Despite two U.S. airstrikes Friday aimed at mortar positions and a seven-vehicle convoy, the ISIS army in Iraq continues to advance on the Kurdish capital of Erbil. The Islamic militant group’s goal is to establish control over the route that connects already-seized towns along the Kurdish-control territory, the most recent of which being Sheikhan.
While President Obama authorized the use of force to protect U.S. personnel and Iraqi religious minorities facing a possible “genocide,” and to halt the advance into Erbil, the narrow operation that strikes at “targets of opportunity” isn’t effective enough.
In comments made Saturday from Martha’s Vineyard, President Obama told reporters and the American people that the Iraqi operation could go on for an extended period of time.
“I don’t think we’re going to solve this problem in weeks,” Mr. Obama said. “This is going to be a long-term project.”
Pentagon spokesman Rear Adm. John Kirby, said the U.S. launched the latest airstrikes to help defend the city of Erbil, where U.S. personnel are “assisting the government of Iraq,” and that U.S. military officials characterize the airstrikes as successful. All airstrikes have been launched from the USS George HW Bush in the Persian Gulf, except a drone that took off from an undisclosed land base.
A Defense Department official speaking in regards to the drone strike, which was carried out with hellfire missiles, told The New York Times, “you know that vehicle and the people in it don’t exist anymore.”
The airstrikes mark a small yet significant pivot in Obama’s foreign policy toward Iraq since what appears to have been a premature troop withdrawal back in late 2011.
Hundreds of women from the Yazidi religious minority have been kidnapped by the Sunni militants, who plan to sell them into the sex trade and forced marriage and conversion to Islam. Kamil Amin, the spokesman for Iraq’s Human Rights Ministry, said hundreds of Yazidi women below the age of 35 are being held in schools in Iraq’s second largest city, Mosul. He said the ministry learned of the captives from their families.
“We think that the terrorists by now consider them slaves and they have vicious plans for them,” Amin told The Associated Press. “We think that these women are going to be used in demeaning ways by those terrorists to satisfy their animalistic urges in a way that contradicts all the human and Islamic values.”
Obama announced that he was contemplating airstrikes to protect U.S. interests in the region and also after news that approximately 40,000 religious minorities were surrounded on Sinjar Mountain, stranded without food or water. If they descended down the mountain, they would be shot.

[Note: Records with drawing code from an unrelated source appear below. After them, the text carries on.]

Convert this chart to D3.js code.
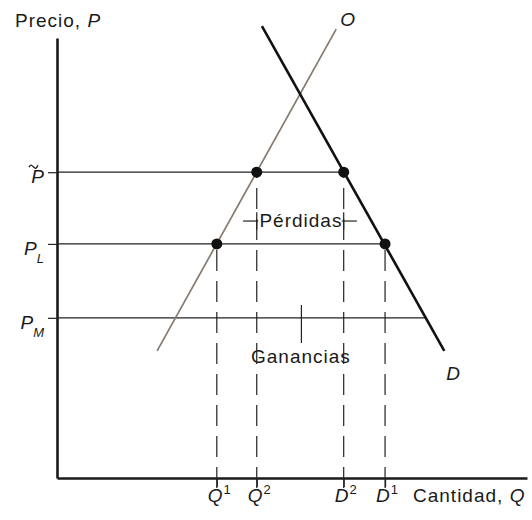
<!DOCTYPE html>
<html>
<head>
<meta charset="utf-8">
<script src="https://cdn.jsdelivr.net/npm/d3@7/dist/d3.min.js"></script>
<style>
  body { margin: 0; background: #fff; }
  text { font-family: "Liberation Sans", Arial, sans-serif; fill: #1a1a1a; }
</style>
</head>
<body>
<div id="chart"></div>
<script>
(function () {

  // quantities on the horizontal axis (Q1, Q2, D2, D1)
  var qValues = [34, 42.5, 61, 69.8],
    qLetters = ["Q", "Q", "D", "D"],
    qSups = ["1", "2", "2", "1"],
    // where each dashed line stops (price level of its dot)
    qTops = [53.2, 69.5, 69.5, 53.2],
    // prices on the vertical axis (P tilde, P_L, P_M)
    pValues = [69.5, 53.2, 36.4],
    pSubs = ["", "L", "M"],
    // how far right each price line reaches
    pEnds = [61, 69.8, 78.3],
    // supply (O) and demand (D) lines, [quantity, price]
    supply = [[21.3, 28.9], [59.4, 102]],
    demand = [[43.6, 102.7], [82.4, 28.9]],
    // the four dots
    dots = [[42.5, 69.5], [61, 69.5], [34, 53.2], [69.8, 53.2]],
    // annotations
    lossLevel = 57,
    lossBracket = [[39.6, 42.8], [60.6, 63.8]],
    gainTick = [52, 30.7, 39.3],
    gainLevel = 26.1;

  var w = 532,
    h = 520,
    svg, x, y;

  function makeChart() {
    svg = d3.select("#chart").append("svg")
      .attr("width", w)
      .attr("height", h);

    x = d3.scaleLinear().domain([0, 100]).range([57, 527]);
    y = d3.scaleLinear().domain([0, 100]).range([478, 38]);

    drawTexts();
    drawAxes();
    drawPriceLines();
    drawDashes();
    drawCurves();
    drawDots();
    drawLabels();
  }

  // Pérdidas / Ganancias sit under the dashed lines
  function drawTexts() {
    svg.append("text")
      .attr("x", x(51.9)).attr("y", y(lossLevel))
      .attr("text-anchor", "middle")
      .style("font-size", "19px").style("letter-spacing", "1px")
      .text("Pérdidas");

    svg.selectAll(".bracket")
      .data(lossBracket).enter()
      .append("line")
      .attr("x1", function (d) { return x(d[0]); })
      .attr("x2", function (d) { return x(d[1]); })
      .attr("y1", y(lossLevel + 1.4))
      .attr("y2", y(lossLevel + 1.4))
      .style("stroke", "#222").style("stroke-width", 1.2);

    svg.selectAll(".bracketTick")
      .data([qValues[1], qValues[2]]).enter()
      .append("line")
      .attr("x1", function (d) { return x(d); })
      .attr("x2", function (d) { return x(d); })
      .attr("y1", y(lossLevel + 3.4))
      .attr("y2", y(lossLevel - 0.6))
      .style("stroke", "#222").style("stroke-width", 1.2);

    svg.append("text")
      .attr("x", x(51.9)).attr("y", y(gainLevel))
      .attr("text-anchor", "middle")
      .style("font-size", "19px").style("letter-spacing", "1px")
      .text("Ganancias");

    svg.append("line")
      .attr("x1", x(gainTick[0])).attr("x2", x(gainTick[0]))
      .attr("y1", y(gainTick[1])).attr("y2", y(gainTick[2]))
      .style("stroke", "#222").style("stroke-width", 1.2);
  }

  function drawAxes() {
    var xAxis = svg.append("g")
      .attr("transform", "translate(0," + y(0) + ")")
      .call(d3.axisBottom(x).tickValues(qValues).tickSize(9).tickSizeOuter(0).tickFormat(""));
    var yAxis = svg.append("g")
      .attr("transform", "translate(" + x(0) + ",0)")
      .call(d3.axisLeft(y).tickValues(pValues).tickSize(9).tickSizeOuter(0).tickFormat(""));

    [xAxis, yAxis].forEach(function (g) {
      g.select(".domain").style("stroke", "#1a1a1a").style("stroke-width", 2.6);
      g.selectAll(".tick line").style("stroke", "#222").style("stroke-width", 1.2);
    });
  }

  function drawPriceLines() {
    svg.selectAll(".priceLine")
      .data(pValues).enter()
      .append("line")
      .attr("x1", x(0))
      .attr("x2", function (d, i) { return x(pEnds[i]); })
      .attr("y1", function (d) { return y(d); })
      .attr("y2", function (d) { return y(d); })
      .style("stroke", "#222").style("stroke-width", 1.3);
  }

  // dashes run up from just under the axis to each dot
  function drawDashes() {
    svg.selectAll(".dash")
      .data(qValues).enter()
      .append("line")
      .attr("x1", function (d) { return x(d); })
      .attr("x2", function (d) { return x(d); })
      .attr("y1", y(0) + 10)
      .attr("y2", function (d, i) { return y(qTops[i]); })
      .style("stroke", "#222").style("stroke-width", 1.2)
      .style("stroke-dasharray", "21,10");
  }

  function drawCurves() {
    var line = d3.line()
      .x(function (d) { return x(d[0]); })
      .y(function (d) { return y(d[1]); });

    svg.append("path").datum(supply)
      .attr("d", line)
      .style("fill", "none").style("stroke", "#857a70").style("stroke-width", 1.7);

    svg.append("path").datum(demand)
      .attr("d", line)
      .style("fill", "none").style("stroke", "#111").style("stroke-width", 2.6);
  }

  function drawDots() {
    svg.selectAll(".dot")
      .data(dots).enter()
      .append("circle")
      .attr("cx", function (d) { return x(d[0]); })
      .attr("cy", function (d) { return y(d[1]); })
      .attr("r", 5.5)
      .style("fill", "#111");
  }

  function drawLabels() {
    // axis titles
    var py = svg.append("text").attr("x", 15).attr("y", 27)
      .style("font-size", "19px").style("letter-spacing", "1px");
    py.append("tspan").text("Precio, ");
    py.append("tspan").style("font-style", "italic").style("letter-spacing", "0px").text("P");

    var qx = svg.append("text").attr("x", 413).attr("y", 502)
      .style("font-size", "19px").style("letter-spacing", "1px");
    qx.append("tspan").text("Cantidad, ");
    qx.append("tspan").style("font-style", "italic").style("letter-spacing", "0px").text("Q");

    // curve names
    svg.append("text")
      .attr("x", x(supply[1][0]) + 4).attr("y", 26)
      .style("font-size", "19px").style("font-style", "italic")
      .text("O");
    svg.append("text")
      .attr("x", x(demand[1][0]) + 2).attr("y", y(demand[1][1]) + 29)
      .style("font-size", "19px").style("font-style", "italic")
      .text("D");

    // price labels
    var pl = svg.selectAll(".pLabel")
      .data(pValues).enter()
      .append("text")
      .attr("x", 44)
      .attr("y", function (d) { return y(d) + 11; })
      .attr("text-anchor", "end")
      .style("font-size", "19px").style("font-style", "italic");
    pl.append("tspan").text("P");
    pl.append("tspan")
      .attr("dy", 8)
      .style("font-size", "13px")
      .text(function (d, i) { return pSubs[i]; });

    // tilde over the first P, drawn as a small wave just above the letter
    var ty = y(pValues[0]) - 6;
    svg.append("path")
      .attr("d", d3.line().curve(d3.curveBasis)([
        [29, ty + 1], [31, ty - 2], [33.5, ty + 1], [36, ty + 3], [38, ty - 1]
      ]))
      .style("fill", "none").style("stroke", "#1a1a1a").style("stroke-width", 1.3);

    // quantity labels
    var ql = svg.selectAll(".qLabel")
      .data(qValues).enter()
      .append("text")
      .attr("x", function (d) { return x(d) - 9; })
      .attr("y", 502)
      .style("font-size", "19px");
    ql.append("tspan").style("font-style", "italic")
      .text(function (d, i) { return qLetters[i]; });
    ql.append("tspan")
      .attr("dx", 1).attr("dy", -8)
      .style("font-size", "13px")
      .text(function (d, i) { return qSups[i]; });
  }

  makeChart();
})();
</script>
</body>
</html>
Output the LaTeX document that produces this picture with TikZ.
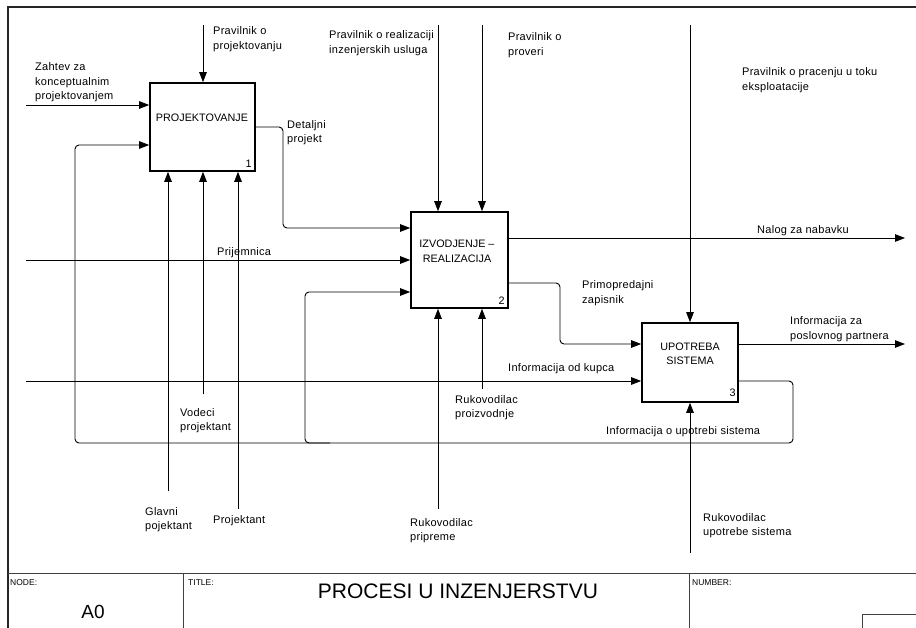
\documentclass[tikz,border=0pt]{standalone}
\usepackage{fontspec}
\setmainfont{Liberation Sans}
\newfontfamily\labelfont[LetterSpace=2.5]{Liberation Sans}
\usetikzlibrary{arrows.meta}
\begin{document}
\begin{tikzpicture}[x=1pt,y=-1pt,
  flow/.style={line width=0.9pt, rounded corners=4pt},
  inarrow/.style={flow, -{Triangle[length=10pt,width=7.5pt]}},
  actbox/.style={draw, line width=1.6pt, inner sep=0pt},
  lbl/.style={font=\labelfont\fontsize{11}{14.5}\selectfont, align=left, anchor=base west, inner sep=0pt},
  boxtext/.style={font=\fontsize{10.8}{14.5}\selectfont, align=center, inner sep=0pt},
  boxnum/.style={font=\fontsize{10.8}{12}\selectfont, anchor=south east, inner sep=0pt},
  frameline/.style={line width=1.2pt, black!85},
  blockline/.style={line width=0.9pt, black!75},
  fieldname/.style={font=\fontsize{8.5}{10}\selectfont, anchor=base west, inner sep=0pt}
]
\useasboundingbox (0,0) rectangle (916,628);

% drawing frame and title block
\draw[frameline] (8,628) -- (8,7) -- (916,7);
\draw[blockline] (8,573) -- (916,573);
\draw[blockline] (183,573) -- (183,628);
\draw[blockline] (689,573) -- (689,628);
\draw[blockline] (862,628) -- (862,614) -- (916,614);
\node[fieldname] (nodelbl) at (10,585) {NODE:};
\node[fieldname] (titlelbl) at (188,585) {TITLE:};
\node[fieldname] (numberlbl) at (692,585) {NUMBER:};
\node[font=\fontsize{19}{20}\selectfont, inner sep=0pt] (nodeid) at (93,612) {A0};
\node[font=\fontsize{21}{22}\selectfont, inner sep=0pt] (title) at (458,591) {PROCESI U INZENJERSTVU};

% activity boxes
\node[actbox, minimum width=105pt, minimum height=88pt] (p1) at (202.5,127) {};
\node[actbox, minimum width=97pt, minimum height=96pt] (p2) at (459.5,260) {};
\node[actbox, minimum width=96pt, minimum height=79pt] (p3) at (690,362.5) {};

\node[boxtext] (t1) at (202,118) {PROJEKTOVANJE};
\node[boxtext] (t2) at (457,251.5) {IZVODJENJE –\\REALIZACIJA};
\node[boxtext] (t3) at (690,354) {UPOTREBA\\SISTEMA};
\node[boxnum] (n1) at ([shift={(-4,-4)}]p1.south east) {1};
\node[boxnum] (n2) at ([shift={(-4,-4)}]p2.south east) {2};
\node[boxnum] (n3) at ([shift={(-3,-6)}]p3.south east) {3};

% free ends of the arrows
\coordinate (zahtev) at (26,105);
\coordinate (prijem) at (26,260);
\coordinate (kupac) at (26,381);
\coordinate (ctlProj) at (203,25);
\coordinate (ctlReal) at (438,25);
\coordinate (ctlProv) at (482,25);
\coordinate (ctlPrac) at (690,25);
\coordinate (mGlavni) at (168,491);
\coordinate (mVodeci) at (203,394);
\coordinate (mProj) at (238,509);
\coordinate (mPrip) at (438,509);
\coordinate (mProiz) at (482,389);
\coordinate (mUpot) at (690,553);
\coordinate (nalog) at (905,238);
\coordinate (partner) at (905,344);

% bend points
\coordinate (d1) at (283,127);
\coordinate (d2) at (283,228);
\coordinate (pz1) at (560,283);
\coordinate (pz2) at (560,344);
\coordinate (fb1) at (793,381);
\coordinate (fb2) at (793,443);
\coordinate (fb3) at (75,443);
\coordinate (fb4) at (75,145);
\coordinate (fb5) at (305,443);
\coordinate (fb6) at (305,292);

% inputs
\draw[inarrow] (zahtev) -- (zahtev -| p1.west);
\draw[inarrow] (prijem) -- (prijem -| p2.west);
\draw[inarrow] (kupac) -- (kupac -| p3.west);

% controls
\draw[inarrow] (ctlProj) -- (ctlProj |- p1.north);
\draw[inarrow] (ctlReal) -- (ctlReal |- p2.north);
\draw[inarrow] (ctlProv) -- (ctlProv |- p2.north);
\draw[inarrow] (ctlPrac) -- (ctlPrac |- p3.north);

% mechanisms
\draw[inarrow] (mGlavni) -- (mGlavni |- p1.south);
\draw[inarrow] (mVodeci) -- (mVodeci |- p1.south);
\draw[inarrow] (mProj) -- (mProj |- p1.south);
\draw[inarrow] (mPrip) -- (mPrip |- p2.south);
\draw[inarrow] (mProiz) -- (mProiz |- p2.south);
\draw[inarrow] (mUpot) -- (mUpot |- p3.south);

% outputs
\draw[inarrow] (d1 -| p1.east) -- (d1) -- (d2) -- (d2 -| p2.west);
\draw[inarrow] (pz1 -| p2.east) -- (pz1) -- (pz2) -- (pz2 -| p3.west);
\draw[inarrow] (nalog -| p2.east) -- (nalog);
\draw[inarrow] (partner -| p3.east) -- (partner);

% feedback of usage information
\draw[inarrow] (fb1 -| p3.east) -- (fb1) -- (fb2) -- (fb3) -- (fb4) -- (fb4 -| p1.west);
\draw[inarrow] ([xshift=25pt]fb5) -- (fb5) -- (fb6) -- (fb6 -| p2.west);

% arrow labels (placed at the baseline of their last line)
\node[lbl] (lZahtev) at (35,100) {Zahtev za\\konceptualnim\\projektovanjem};
\node[lbl] (lProj) at (213,49.5) {Pravilnik o\\projektovanju};
\node[lbl] (lDet) at (287,143) {Detaljni\\projekt};
\node[lbl] (lVod) at (180,430.5) {Vodeci\\projektant};
\node[lbl] (lGlav) at (145,529.5) {Glavni\\pojektant};
\node[lbl] (lPrt) at (213,523) {Projektant};
\node[lbl] (lPrij) at (217,256) {Prijemnica};
\node[lbl] (lReal) at (329,53.5) {Pravilnik o realizaciji\\inzenjerskih usluga};
\node[lbl] (lProv) at (508,55.5) {Pravilnik o\\proveri};
\node[lbl] (lProiz) at (455,417.5) {Rukovodilac\\proizvodnje};
\node[lbl] (lPrip) at (410,540.5) {Rukovodilac\\pripreme};
\node[lbl] (lNal) at (757,234) {Nalog za nabavku};
\node[lbl] (lPrim) at (582,303.5) {Primopredajni\\zapisnik};
\node[lbl] (lKup) at (508,371) {Informacija od kupca};
\node[lbl] (lPrac) at (742,90.5) {Pravilnik o pracenju u toku\\eksploatacije};
\node[lbl] (lPart) at (790,339.5) {Informacija za\\poslovnog partnera};
\node[lbl] (lUpo) at (606,434) {Informacija o upotrebi sistema};
\node[lbl] (lRuk) at (703,535.5) {Rukovodilac\\upotrebe sistema};
\end{tikzpicture}
\end{document}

A model C-130 and a C-17 cargo dropped 72 bundles of supplies for the refugees, including more than 28,000 meals and more than 1,500 gallons of water. Humanitarian missions have been conducted jointely with the airstrikes, which were met with a response from the militant group.
A message by the leader of ISIS surfaced on Twitter, which recycled a YouTube video that was originally posted in June.
“You should know, you defender of the cross, that getting others to fight on your behalf will not do for you in Syria as it will not do for you in Iraq,” wrote the ISIS leader, Abu Bakr al-Baghdadi. “And soon enough, you will be in direct confrontation — forced to do so, God willing. And the sons of Islam have prepared themselves for this day. So wait, and we will be waiting, too.”